TASK STATEMENT
Within the entries below, please return exactly the lines from the one with "Rebuild this chart" through the one with "import plotly.graph_objects as go", leaving out any pictures.

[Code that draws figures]

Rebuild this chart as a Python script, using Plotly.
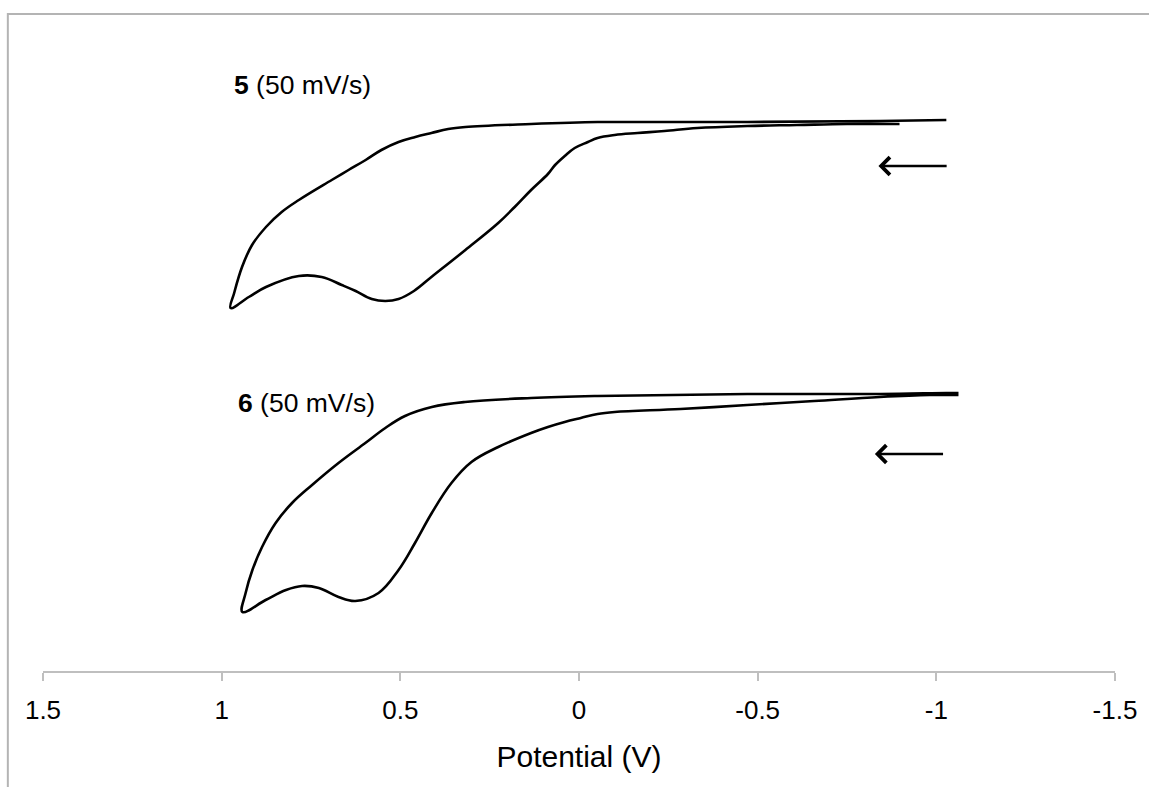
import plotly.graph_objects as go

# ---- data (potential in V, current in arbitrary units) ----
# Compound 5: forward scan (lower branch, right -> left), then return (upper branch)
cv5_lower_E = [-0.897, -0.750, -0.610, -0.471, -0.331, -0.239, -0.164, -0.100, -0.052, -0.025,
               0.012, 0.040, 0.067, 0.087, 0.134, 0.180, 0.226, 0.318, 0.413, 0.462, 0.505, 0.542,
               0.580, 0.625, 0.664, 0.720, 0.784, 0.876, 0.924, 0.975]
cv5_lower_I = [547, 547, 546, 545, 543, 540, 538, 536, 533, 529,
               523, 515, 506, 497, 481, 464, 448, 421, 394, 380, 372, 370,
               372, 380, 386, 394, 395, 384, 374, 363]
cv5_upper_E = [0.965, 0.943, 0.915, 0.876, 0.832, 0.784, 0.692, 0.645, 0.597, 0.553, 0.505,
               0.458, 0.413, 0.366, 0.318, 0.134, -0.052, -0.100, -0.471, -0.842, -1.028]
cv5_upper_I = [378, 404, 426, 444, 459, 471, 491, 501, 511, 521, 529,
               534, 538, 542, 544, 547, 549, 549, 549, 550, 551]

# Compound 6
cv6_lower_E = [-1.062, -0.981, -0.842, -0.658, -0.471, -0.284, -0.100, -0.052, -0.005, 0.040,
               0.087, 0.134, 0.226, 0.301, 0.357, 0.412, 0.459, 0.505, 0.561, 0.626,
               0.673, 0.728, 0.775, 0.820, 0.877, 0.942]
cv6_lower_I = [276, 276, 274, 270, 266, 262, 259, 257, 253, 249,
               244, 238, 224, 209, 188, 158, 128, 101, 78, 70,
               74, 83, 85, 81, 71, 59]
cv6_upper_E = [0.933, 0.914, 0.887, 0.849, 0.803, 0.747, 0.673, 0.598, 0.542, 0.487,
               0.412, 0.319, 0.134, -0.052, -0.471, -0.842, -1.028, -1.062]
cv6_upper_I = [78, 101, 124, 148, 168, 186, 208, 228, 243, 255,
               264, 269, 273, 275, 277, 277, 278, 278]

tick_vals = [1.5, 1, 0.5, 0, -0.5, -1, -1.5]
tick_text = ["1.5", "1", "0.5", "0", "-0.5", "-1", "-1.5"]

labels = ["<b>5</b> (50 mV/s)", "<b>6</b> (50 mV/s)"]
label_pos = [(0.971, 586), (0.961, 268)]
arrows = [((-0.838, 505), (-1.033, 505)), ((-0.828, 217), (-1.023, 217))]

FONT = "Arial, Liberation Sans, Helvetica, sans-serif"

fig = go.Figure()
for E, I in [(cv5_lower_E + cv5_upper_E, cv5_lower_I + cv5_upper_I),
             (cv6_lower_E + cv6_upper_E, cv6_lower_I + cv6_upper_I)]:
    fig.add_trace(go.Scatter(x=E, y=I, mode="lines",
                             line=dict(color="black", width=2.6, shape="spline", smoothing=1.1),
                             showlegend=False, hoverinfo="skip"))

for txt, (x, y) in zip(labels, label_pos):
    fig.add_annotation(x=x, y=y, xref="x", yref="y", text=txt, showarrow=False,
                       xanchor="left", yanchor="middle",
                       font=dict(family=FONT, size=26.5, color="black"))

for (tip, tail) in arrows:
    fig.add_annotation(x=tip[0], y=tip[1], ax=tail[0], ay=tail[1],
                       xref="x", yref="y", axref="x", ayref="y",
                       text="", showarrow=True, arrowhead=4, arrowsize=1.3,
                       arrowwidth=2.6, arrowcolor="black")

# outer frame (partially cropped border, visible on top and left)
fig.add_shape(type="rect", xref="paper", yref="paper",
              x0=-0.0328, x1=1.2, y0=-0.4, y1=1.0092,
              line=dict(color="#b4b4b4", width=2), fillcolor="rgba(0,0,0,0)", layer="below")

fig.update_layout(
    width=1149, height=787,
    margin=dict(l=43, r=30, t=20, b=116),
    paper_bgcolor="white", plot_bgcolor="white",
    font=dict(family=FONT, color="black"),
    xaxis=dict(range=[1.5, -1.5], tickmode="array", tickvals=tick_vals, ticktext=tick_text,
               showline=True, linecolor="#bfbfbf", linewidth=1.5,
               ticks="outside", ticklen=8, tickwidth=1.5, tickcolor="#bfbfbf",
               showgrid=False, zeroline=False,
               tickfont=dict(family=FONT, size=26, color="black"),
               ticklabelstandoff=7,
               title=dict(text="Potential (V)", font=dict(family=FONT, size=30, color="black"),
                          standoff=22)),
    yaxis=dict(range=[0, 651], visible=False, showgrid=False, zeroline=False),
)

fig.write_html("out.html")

--

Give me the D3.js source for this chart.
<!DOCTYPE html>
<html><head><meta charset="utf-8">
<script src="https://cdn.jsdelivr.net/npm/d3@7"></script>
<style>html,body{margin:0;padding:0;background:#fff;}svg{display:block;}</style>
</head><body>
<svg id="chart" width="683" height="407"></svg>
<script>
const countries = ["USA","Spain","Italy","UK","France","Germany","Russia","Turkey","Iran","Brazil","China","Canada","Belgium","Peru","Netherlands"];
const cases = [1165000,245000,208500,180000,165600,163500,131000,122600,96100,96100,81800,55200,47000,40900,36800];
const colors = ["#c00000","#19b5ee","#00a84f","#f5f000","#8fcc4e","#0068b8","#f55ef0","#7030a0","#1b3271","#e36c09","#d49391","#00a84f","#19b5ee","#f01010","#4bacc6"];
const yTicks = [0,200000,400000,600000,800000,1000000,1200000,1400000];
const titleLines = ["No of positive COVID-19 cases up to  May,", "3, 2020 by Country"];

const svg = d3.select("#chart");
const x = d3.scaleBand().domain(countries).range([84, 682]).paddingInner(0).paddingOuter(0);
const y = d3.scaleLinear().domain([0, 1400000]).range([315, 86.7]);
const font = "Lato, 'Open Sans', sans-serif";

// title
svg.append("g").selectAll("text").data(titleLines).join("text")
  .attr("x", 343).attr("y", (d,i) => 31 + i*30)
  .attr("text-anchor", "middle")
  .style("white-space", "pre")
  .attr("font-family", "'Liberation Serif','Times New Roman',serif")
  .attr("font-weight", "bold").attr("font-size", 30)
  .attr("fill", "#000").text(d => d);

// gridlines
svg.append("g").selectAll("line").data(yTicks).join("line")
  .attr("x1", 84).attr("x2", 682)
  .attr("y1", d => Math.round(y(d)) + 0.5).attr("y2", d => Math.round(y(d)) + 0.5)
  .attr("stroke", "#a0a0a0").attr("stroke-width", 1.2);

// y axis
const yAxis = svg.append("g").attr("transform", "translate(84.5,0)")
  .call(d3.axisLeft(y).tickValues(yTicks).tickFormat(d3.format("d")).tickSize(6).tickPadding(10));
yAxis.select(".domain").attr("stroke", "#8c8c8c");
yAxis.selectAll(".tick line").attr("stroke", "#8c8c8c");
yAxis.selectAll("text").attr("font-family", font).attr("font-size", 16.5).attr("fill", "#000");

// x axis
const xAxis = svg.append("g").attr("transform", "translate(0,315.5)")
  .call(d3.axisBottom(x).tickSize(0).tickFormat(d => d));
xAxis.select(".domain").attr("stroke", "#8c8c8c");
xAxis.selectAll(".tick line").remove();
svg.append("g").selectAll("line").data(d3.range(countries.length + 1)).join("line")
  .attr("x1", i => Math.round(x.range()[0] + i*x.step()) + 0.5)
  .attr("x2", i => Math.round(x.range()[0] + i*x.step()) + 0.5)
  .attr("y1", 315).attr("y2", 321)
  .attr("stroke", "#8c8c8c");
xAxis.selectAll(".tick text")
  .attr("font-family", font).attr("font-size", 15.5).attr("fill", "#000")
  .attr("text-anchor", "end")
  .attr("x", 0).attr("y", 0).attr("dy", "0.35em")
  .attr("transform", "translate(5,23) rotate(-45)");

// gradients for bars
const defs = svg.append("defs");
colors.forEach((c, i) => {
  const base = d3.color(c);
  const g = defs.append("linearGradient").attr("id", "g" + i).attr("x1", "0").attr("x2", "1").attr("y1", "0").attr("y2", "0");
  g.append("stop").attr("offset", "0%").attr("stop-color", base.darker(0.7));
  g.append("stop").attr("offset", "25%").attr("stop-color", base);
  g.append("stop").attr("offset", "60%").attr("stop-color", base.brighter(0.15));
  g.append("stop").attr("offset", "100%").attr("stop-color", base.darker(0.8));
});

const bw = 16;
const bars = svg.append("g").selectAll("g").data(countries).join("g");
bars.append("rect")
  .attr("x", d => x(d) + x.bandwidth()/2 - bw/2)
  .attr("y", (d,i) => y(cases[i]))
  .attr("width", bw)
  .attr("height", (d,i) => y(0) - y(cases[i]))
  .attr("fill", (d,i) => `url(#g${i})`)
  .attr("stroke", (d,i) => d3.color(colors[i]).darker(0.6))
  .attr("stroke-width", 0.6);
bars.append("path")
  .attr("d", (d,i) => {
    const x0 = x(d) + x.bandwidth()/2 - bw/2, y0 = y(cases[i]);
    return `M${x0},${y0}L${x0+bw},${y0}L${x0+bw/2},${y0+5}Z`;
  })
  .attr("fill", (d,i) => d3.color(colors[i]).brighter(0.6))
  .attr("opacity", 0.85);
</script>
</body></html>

* * *

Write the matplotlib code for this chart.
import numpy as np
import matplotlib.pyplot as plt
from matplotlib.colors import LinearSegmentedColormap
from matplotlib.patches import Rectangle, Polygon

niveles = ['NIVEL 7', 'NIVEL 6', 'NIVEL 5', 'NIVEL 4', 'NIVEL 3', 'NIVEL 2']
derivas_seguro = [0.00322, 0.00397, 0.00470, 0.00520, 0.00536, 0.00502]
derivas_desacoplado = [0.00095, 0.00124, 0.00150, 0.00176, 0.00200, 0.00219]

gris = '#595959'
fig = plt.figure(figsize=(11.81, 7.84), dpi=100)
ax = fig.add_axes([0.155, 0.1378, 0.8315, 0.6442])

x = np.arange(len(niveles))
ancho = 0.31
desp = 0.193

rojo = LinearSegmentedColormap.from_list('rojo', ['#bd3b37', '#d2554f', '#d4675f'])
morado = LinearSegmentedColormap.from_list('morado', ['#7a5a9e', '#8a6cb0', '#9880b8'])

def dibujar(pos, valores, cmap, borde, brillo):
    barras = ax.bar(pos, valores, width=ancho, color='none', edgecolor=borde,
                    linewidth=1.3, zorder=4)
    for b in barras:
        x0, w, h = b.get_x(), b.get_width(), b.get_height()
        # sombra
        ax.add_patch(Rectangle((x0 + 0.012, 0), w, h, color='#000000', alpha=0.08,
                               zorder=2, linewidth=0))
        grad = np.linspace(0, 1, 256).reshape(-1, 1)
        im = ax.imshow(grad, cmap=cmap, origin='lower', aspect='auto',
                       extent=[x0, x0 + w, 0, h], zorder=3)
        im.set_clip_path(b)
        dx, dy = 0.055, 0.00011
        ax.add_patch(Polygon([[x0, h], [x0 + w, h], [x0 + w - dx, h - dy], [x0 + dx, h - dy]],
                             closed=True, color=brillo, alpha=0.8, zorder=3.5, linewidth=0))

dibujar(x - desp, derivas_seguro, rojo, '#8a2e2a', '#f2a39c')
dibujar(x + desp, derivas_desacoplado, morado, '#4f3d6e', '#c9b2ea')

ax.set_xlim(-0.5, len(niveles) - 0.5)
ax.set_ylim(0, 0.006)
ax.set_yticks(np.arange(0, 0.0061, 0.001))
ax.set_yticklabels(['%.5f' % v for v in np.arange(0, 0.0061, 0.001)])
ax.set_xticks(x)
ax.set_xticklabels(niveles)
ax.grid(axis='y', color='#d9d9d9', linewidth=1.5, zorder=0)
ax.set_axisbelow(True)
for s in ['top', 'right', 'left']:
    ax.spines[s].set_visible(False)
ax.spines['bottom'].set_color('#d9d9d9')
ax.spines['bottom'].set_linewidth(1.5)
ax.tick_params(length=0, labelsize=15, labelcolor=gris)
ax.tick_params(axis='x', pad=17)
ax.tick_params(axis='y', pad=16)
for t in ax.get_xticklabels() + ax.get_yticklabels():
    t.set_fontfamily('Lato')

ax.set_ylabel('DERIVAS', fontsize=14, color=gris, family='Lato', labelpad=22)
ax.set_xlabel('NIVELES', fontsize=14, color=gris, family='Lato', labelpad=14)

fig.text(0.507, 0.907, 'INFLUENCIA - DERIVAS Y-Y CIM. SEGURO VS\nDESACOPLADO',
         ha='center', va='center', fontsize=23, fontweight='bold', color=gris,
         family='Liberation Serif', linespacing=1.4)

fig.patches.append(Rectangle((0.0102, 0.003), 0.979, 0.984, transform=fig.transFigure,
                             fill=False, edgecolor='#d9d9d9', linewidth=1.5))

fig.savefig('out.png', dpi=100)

THE COMPLETED TASK
Rebuild this chart as a Python script, using Plotly.
import plotly.graph_objects as go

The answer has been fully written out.